The defendant Andrea Pajantoy claims the land which she occupies in two ways: First, by virtue of her relationship with Calixta Pajantoy, wife of Buenaventura Cernandi; and, second, a gift of said land from said Calixta with delivery of possession which has lasted the prescriptual period. It appears from the proofs that this defendant was the only heir of said Calixta Pajantoy and that the land which she occupies is land which belonged exclusively to said Calixta at the time of her death. Moreover, it appears in the case as undisputed proof that said Calixta, prior to her death, delivered the parcel of land in question to the defendant Andrea as a conveyance to her of the same, without, however, executing any instrument incorporating1 such transfer; that said Andrea took possession of the land at the time of such delivery and has continuously retained such possession to the present time. While Magdalena Cernandi was an heir of Buenaventura Cernandi, being his niece, she was not an heir of Calixta Pajantoy, his wife, the only heir of the latter being the defendant Andrea. These facts certainly furnish the foundation for a right of possession. Moreover, from possession itself ownership is presumed in the absence of proof showing title or interest in some other person. Magdalena claims ownership of the parcel occupied by the defendant Andrea by having inherited it from Buenaventura. It appears, however, undisputed in the evidence that Buenaventura never had possession of such land but that possession thereof was always found in Calixta, his wife.

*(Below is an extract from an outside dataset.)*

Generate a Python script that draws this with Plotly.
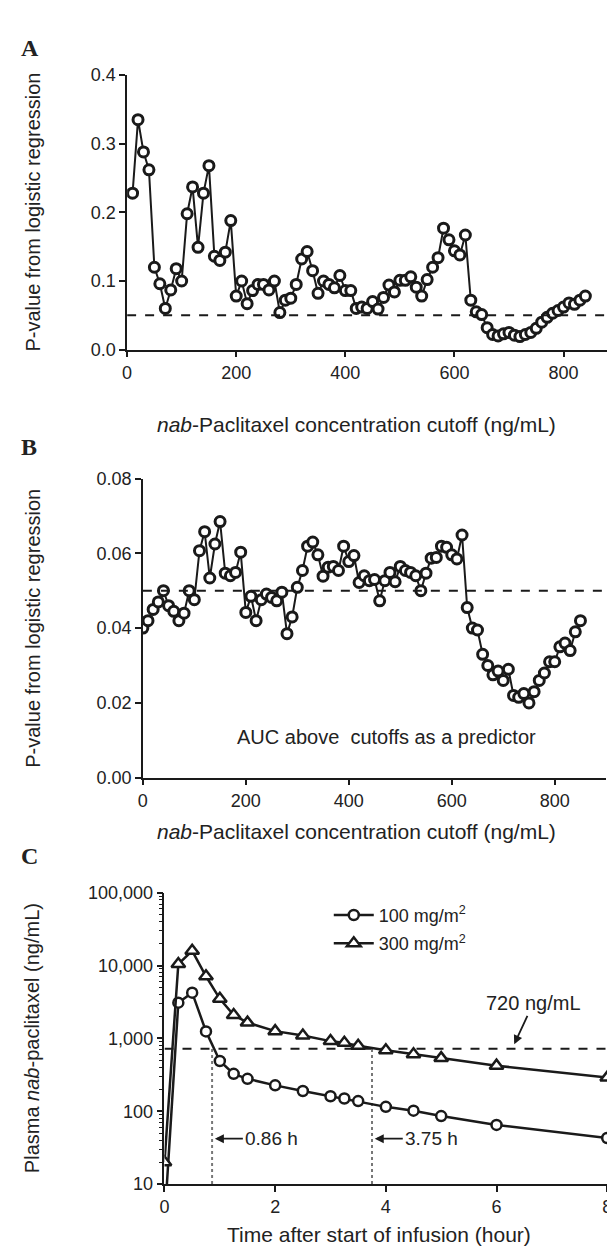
import math
import plotly.graph_objects as go

# ---------------- data ----------------
cutoff_a = [10, 20, 30, 40, 50, 60, 70, 80, 90, 100, 110, 120, 130, 140, 150, 160, 170, 180, 190, 200,
            210, 220, 230, 240, 250, 260, 270, 280, 290, 300, 310, 320, 330, 340, 350, 360, 370, 380, 390, 400,
            410, 420, 430, 440, 450, 460, 470, 480, 490, 500, 510, 520, 530, 540, 550, 560, 570, 580, 590, 600,
            610, 620, 630, 640, 650, 660, 670, 680, 690, 700, 710, 720, 730, 740, 750, 760, 770, 780, 790, 800,
            810, 820, 830, 840]
pval_a = [0.228, 0.335, 0.288, 0.262, 0.120, 0.096, 0.060, 0.087, 0.118, 0.100, 0.198, 0.237, 0.149, 0.228,
          0.268, 0.136, 0.130, 0.142, 0.188, 0.078, 0.100, 0.067, 0.086, 0.095, 0.095, 0.087, 0.100, 0.054,
          0.072, 0.075, 0.095, 0.132, 0.143, 0.115, 0.082, 0.100, 0.095, 0.090, 0.108, 0.086, 0.086, 0.060,
          0.062, 0.060, 0.070, 0.059, 0.076, 0.094, 0.084, 0.101, 0.101, 0.106, 0.091, 0.078, 0.102, 0.120,
          0.134, 0.177, 0.160, 0.144, 0.138, 0.167, 0.072, 0.055, 0.051, 0.032, 0.022, 0.020, 0.023, 0.025,
          0.021, 0.019, 0.022, 0.025, 0.031, 0.040, 0.047, 0.053, 0.057, 0.062, 0.068, 0.066, 0.072, 0.078]

cutoff_b = [0, 10, 20, 30, 40, 50, 60, 70, 80, 90, 100, 110, 120, 130, 140, 150, 160, 170, 180, 190, 200,
            210, 220, 230, 240, 250, 260, 270, 280, 290, 300, 310, 320, 330, 340, 350, 360, 370, 380, 390, 400,
            410, 420, 430, 440, 450, 460, 470, 480, 490, 500, 510, 520, 530, 540, 550, 560, 570, 580, 590, 600,
            610, 620, 630, 640, 650, 660, 670, 680, 690, 700, 710, 720, 730, 740, 750, 760, 770, 780, 790, 800,
            810, 820, 830, 840, 850]
pval_b = [0.040, 0.042, 0.045, 0.047, 0.050, 0.046, 0.0445, 0.042, 0.044, 0.050, 0.0476, 0.0607, 0.0658,
          0.0534, 0.0625, 0.0685, 0.0547, 0.054, 0.0549, 0.0603, 0.0442, 0.0485, 0.042, 0.0476, 0.0491,
          0.0482, 0.0473, 0.0496, 0.0385, 0.043, 0.0509, 0.0554, 0.0619, 0.063, 0.0596, 0.0539, 0.0563,
          0.0565, 0.0554, 0.0619, 0.0578, 0.0594, 0.0522, 0.054, 0.0527, 0.053, 0.0473, 0.0527, 0.0549,
          0.0524, 0.0565, 0.0554, 0.0549, 0.054, 0.050, 0.0547, 0.0587, 0.0589, 0.0619, 0.0616, 0.0596,
          0.0585, 0.0649, 0.0455, 0.040, 0.0395, 0.033, 0.030, 0.0275, 0.0285, 0.026, 0.029, 0.022, 0.0215,
          0.0225, 0.020, 0.023, 0.026, 0.028, 0.031, 0.031, 0.035, 0.036, 0.034, 0.039, 0.042]

time_h = [0, 0.25, 0.5, 0.75, 1, 1.25, 1.5, 2, 2.5, 3, 3.25, 3.5, 4, 4.5, 5, 6, 8]
conc_100 = [3, 3100, 4250, 1250, 490, 327, 279, 227, 190, 161, 150, 138, 115, 102, 86, 65, 43]
conc_300 = [20, 10500, 16000, 7150, 3500, 2100, 1650, 1260, 1100, 920, 870, 795, 690, 608, 537, 423, 290]
series_names = ["100 mg/m<sup>2</sup>", "300 mg/m<sup>2</sup>"]

p_threshold = 0.05
conc_threshold = 720
threshold_times = [0.86, 3.75]

# ---------------- layout helpers ----------------
W, H = 615, 1254
def xp(px):
    return px / W
def yp(py):
    return 1 - py / H

FONT = "Liberation Sans, Arial, sans-serif"
SERIF = "Liberation Serif, Times New Roman, serif"
INK = "#1a1a1a"
TXT = "#222222"

fig = go.Figure()

mk_circle = dict(symbol="circle", size=10, color="white", line=dict(color=INK, width=3))

fig.add_trace(go.Scatter(x=cutoff_a, y=pval_a, mode="lines+markers", line=dict(color=INK, width=2),
                         marker=mk_circle, xaxis="x", yaxis="y", showlegend=False))
fig.add_trace(go.Scatter(x=[0, 880], y=[p_threshold, p_threshold], mode="lines",
                         line=dict(color=INK, width=2, dash="dash"), xaxis="x", yaxis="y",
                         showlegend=False, hoverinfo="skip"))

fig.add_trace(go.Scatter(x=cutoff_b, y=pval_b, mode="lines+markers", line=dict(color=INK, width=2),
                         marker=mk_circle, xaxis="x2", yaxis="y2", showlegend=False))
fig.add_trace(go.Scatter(x=[0, 900], y=[p_threshold, p_threshold], mode="lines",
                         line=dict(color=INK, width=2, dash="dash"), xaxis="x2", yaxis="y2",
                         showlegend=False, hoverinfo="skip"))

# panel C
fig.add_trace(go.Scatter(x=[0, 8], y=[conc_threshold, conc_threshold], mode="lines",
                         line=dict(color=INK, width=2, dash="dash"), xaxis="x3", yaxis="y3",
                         showlegend=False, hoverinfo="skip"))
for t in threshold_times:
    fig.add_trace(go.Scatter(x=[t, t], y=[10, conc_threshold], mode="lines",
                             line=dict(color="#777777", width=2, dash="dot"), xaxis="x3", yaxis="y3",
                             showlegend=False, hoverinfo="skip"))
fig.add_trace(go.Scatter(x=time_h, y=conc_100, mode="lines+markers", name=series_names[0],
                         line=dict(color=INK, width=2.5),
                         marker=dict(symbol="circle", size=10, color="white", line=dict(color=INK, width=2.5)),
                         xaxis="x3", yaxis="y3", legendgroup="a"))
fig.add_trace(go.Scatter(x=time_h, y=conc_300, mode="lines+markers", name=series_names[1],
                         line=dict(color=INK, width=2.5),
                         marker=dict(symbol="triangle-up", size=12, color="white", line=dict(color=INK, width=2.5)),
                         xaxis="x3", yaxis="y3", legendgroup="b"))

axis_common = dict(showline=True, linecolor=INK, linewidth=1.5, ticks="outside", ticklen=6,
                   tickwidth=1.5, tickcolor=INK, showgrid=False, zeroline=False,
                   tickfont=dict(family=FONT, size=18, color=TXT))

fig.update_layout(
    width=W, height=H, margin=dict(l=0, r=0, t=0, b=0),
    paper_bgcolor="white", plot_bgcolor="white",
    showlegend=True,
    legend=dict(x=xp(321), y=yp(893), xanchor="left", yanchor="top", bgcolor="rgba(0,0,0,0)",
                font=dict(family=FONT, size=18, color=TXT), tracegroupgap=2, itemwidth=40,
                traceorder="grouped"),
    xaxis=dict(domain=[xp(116), xp(604)], range=[0, 880], anchor="y", tickvals=[0, 200, 400, 600, 800],
               **axis_common),
    yaxis=dict(domain=[yp(337), yp(58)], range=[0, 0.4], anchor="x", tickvals=[0, 0.1, 0.2, 0.3, 0.4],
               tickformat=".1f", **axis_common),
    xaxis2=dict(domain=[xp(132), xp(603)], range=[0, 900], anchor="y2", tickvals=[0, 200, 400, 600, 800],
                **axis_common),
    yaxis2=dict(domain=[yp(772), yp(468)], range=[0, 0.08], anchor="x2",
                tickvals=[0, 0.02, 0.04, 0.06, 0.08], tickformat=".2f", **axis_common),
    xaxis3=dict(domain=[xp(154), xp(604)], range=[0, 8], anchor="y3", tickvals=[0, 2, 4, 6, 8],
                **axis_common),
    yaxis3=dict(domain=[yp(1185), yp(889)], type="log", range=[1, 5], anchor="x3",
                tickvals=[10, 100, 1000, 10000, 100000],
                ticktext=["10", "100", "1,000", "10,000", "100,000"],
                minor=dict(ticks="outside", ticklen=4, tickwidth=1.2, tickcolor=INK,
                           tickvals=[k * 10 ** d for d in range(1, 5) for k in range(2, 10)]),
                **axis_common),
)

ann = []
def text(x, y, s, size=20, angle=0, family=FONT, xanchor="center", yanchor="middle"):
    ann.append(dict(x=x, y=y, xref="paper", yref="paper", text=s, showarrow=False, textangle=angle,
                    xanchor=xanchor, yanchor=yanchor,
                    font=dict(family=family, size=size, color=TXT)))

text(xp(6), yp(30), "<b>A</b>", size=24, family=SERIF, xanchor="left")
text(xp(6), yp(436), "<b>B</b>", size=24, family=SERIF, xanchor="left")
text(xp(6), yp(852), "<b>C</b>", size=24, family=SERIF, xanchor="left")

text(xp(20), yp(197), "P-value from logistic regression", angle=-90)
text(xp(20), yp(620), "P-value from logistic regression", angle=-90)
text(xp(20), yp(1037), "Plasma <i>nab</i>-paclitaxel (ng/mL)", angle=-90)

text(xp(349), yp(413), "<i>nab</i>-Paclitaxel concentration cutoff (ng/mL)", size=21)
text(xp(349), yp(827), "<i>nab</i>-Paclitaxel concentration cutoff (ng/mL)", size=21)
text(xp(372), yp(1236), "Time after start of infusion (hour)", size=21)

ann.append(dict(x=474, y=0.011, xref="x2", yref="y2", text="AUC above  cutoffs as a predictor",
                showarrow=False, font=dict(family=FONT, size=20, color=TXT)))

for t in threshold_times:
    ann.append(dict(x=t + 0.05, y=math.log10(42), xref="x3", yref="y3", text=f"{t:.2f} h",
                    showarrow=True, arrowhead=2, arrowsize=1, arrowwidth=1.8, arrowcolor=INK,
                    ax=28, ay=0, xanchor="left", font=dict(family=FONT, size=19, color=TXT)))
ann.append(dict(x=6.32, y=math.log10(830), xref="x3", yref="y3", text="720 ng/mL",
                showarrow=True, arrowhead=2, arrowsize=1, arrowwidth=1.8, arrowcolor=INK,
                ax=19, ay=-41, font=dict(family=FONT, size=20, color=TXT)))

fig.update_layout(annotations=ann)
fig.write_html("out.html")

From this and from the fact that Calixta disposed of this piece of land during the life-time of her husband by transferring it to the defendant Andrea, it is indicated with fair conclusiveness that it was her separate property and that she had the right to dispose of it as she wished. This being true, Magdalena did not receive such property by virtue of her relationship with Buenaventura. She has not, therefore, demonstrated in the proofs a right or title superior to that of the defendant Andrea.

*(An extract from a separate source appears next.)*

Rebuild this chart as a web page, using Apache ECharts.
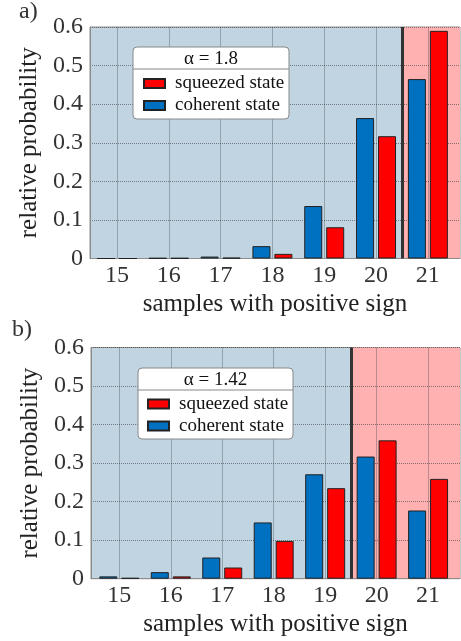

It is asserted by the appellee, and it is true, that this court has many times held that it will not interfere with the intelligent conclusion of a trial court concerning the credibility of witnesses and the opposing testimony which they present, the court having seen them in the act of testifying and having carefully observed their manner and demeanor, unless the record discloses that some fact or circumstance of weight and influence has either been overlooked by the court or has been misapprehended or misinterpreted. (U. S. vs. Ambrosio and Palsario, 17 Phil. Rep., 295.)
In the case at bar, however, there can scarcely be said to be conflicting evidence there cannot be said to be any real dispute between the parties as to the vital facts in the case. The case before us is one in which the court failed to draw the proper conclusion from the evidence before it.
For these reasons the judgment appealed from is reversed and the complaint dismissed on the merits; title to the lands occupied by the defendants to be awarded to them, respectively. So ordered.
Torres, Mapa, and Carson, JJ., concur.